Le luci di palco ad incandescenza rosse, fisse, la sala nera e disadorna amplificano questo immobilismo ma anche l’impatto diretto ed emozionale della band, che riesce a calamitare l’attenzione dei presenti, ora molto aumentati. Peccato il problema volume voce, che rimane insoluto e fa rimanere lo spettacolo sospeso al limite della svolta emozionale e d’impatto, che sembrerebbe tranquillamente raggiungibile dalla band.
La scaletta procede incessante, le canzoni sono unite da noise, larsen, o totamente attaccate come Nothing Remains e Tame The Sun; sono rari gli stacchi veri e propri.
In Weird Feelings si concedono uno special strumentale in crescendo fra riverberi squillanti e passaggi sui tom prima di riprendere col caratteristico riff iperplettrato. Pausa respiro.
Manca ormai poco, ultimi frenetici pezzi ed i Male Bonding chiudono il concerto con un ponte strumentale. Applausi.
Pochi ringraziamenti e via in mezzo al pubblico, ma perché al covo per raggiungere il camerino non puoi evitare la pista.
Non si fermano in convenevoli, ovviamente. Essenziali.
Un live soddisfacente, piacevole, per l’attitudine semplice e pragmatica della band, per i suoni caldi, diretti, a volte graffianti, per l’esecuzione,ma che lascia una sensazione di disappunto per non aver superato quel limite di coinvolgimento che sembrava invece essere così vicino. Godot.
Esco dal gate 2, sala con l’altro bar, cessi, corridoio, saletta azzurra con guardaroba, scalini, gate 1.
Di là i Male Bonding avevano scaldato l’ambiente, qui fa ancora freddino.
Gate 1, ingresso, scale, cancellaccio, nebbia. Freddo cane.
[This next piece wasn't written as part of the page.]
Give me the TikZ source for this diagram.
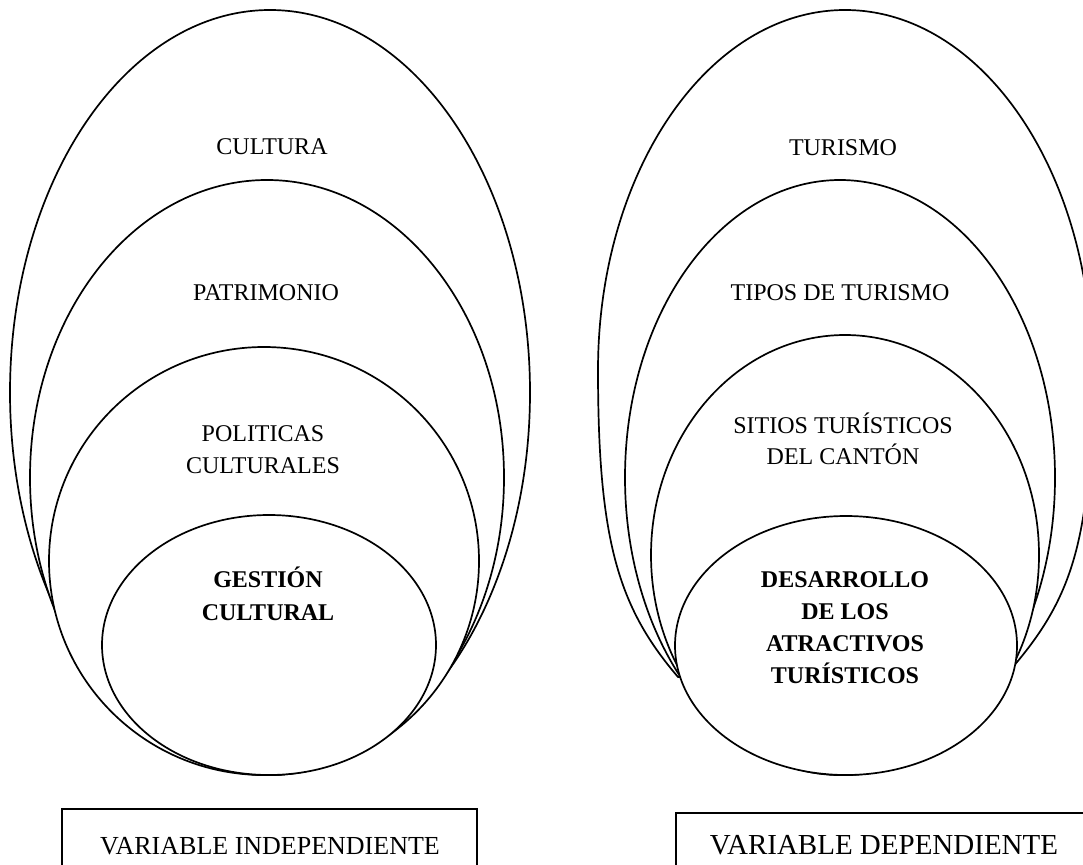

Intervista ai Male Bonding in occasione del loro tour italiano: http://www.musiczoom.it/?p=3328

2 comments

1 ping

  1. Isa

    “Cancellaccio, tessera, scale, ingresso, prima sala (gate 1), bar.”
    Rende davvero l’dea del Covo!!! :D

  2. Closer

    Visti qui a Roma qualche settimana fa.
    Mi hanno riconciliato con la musica!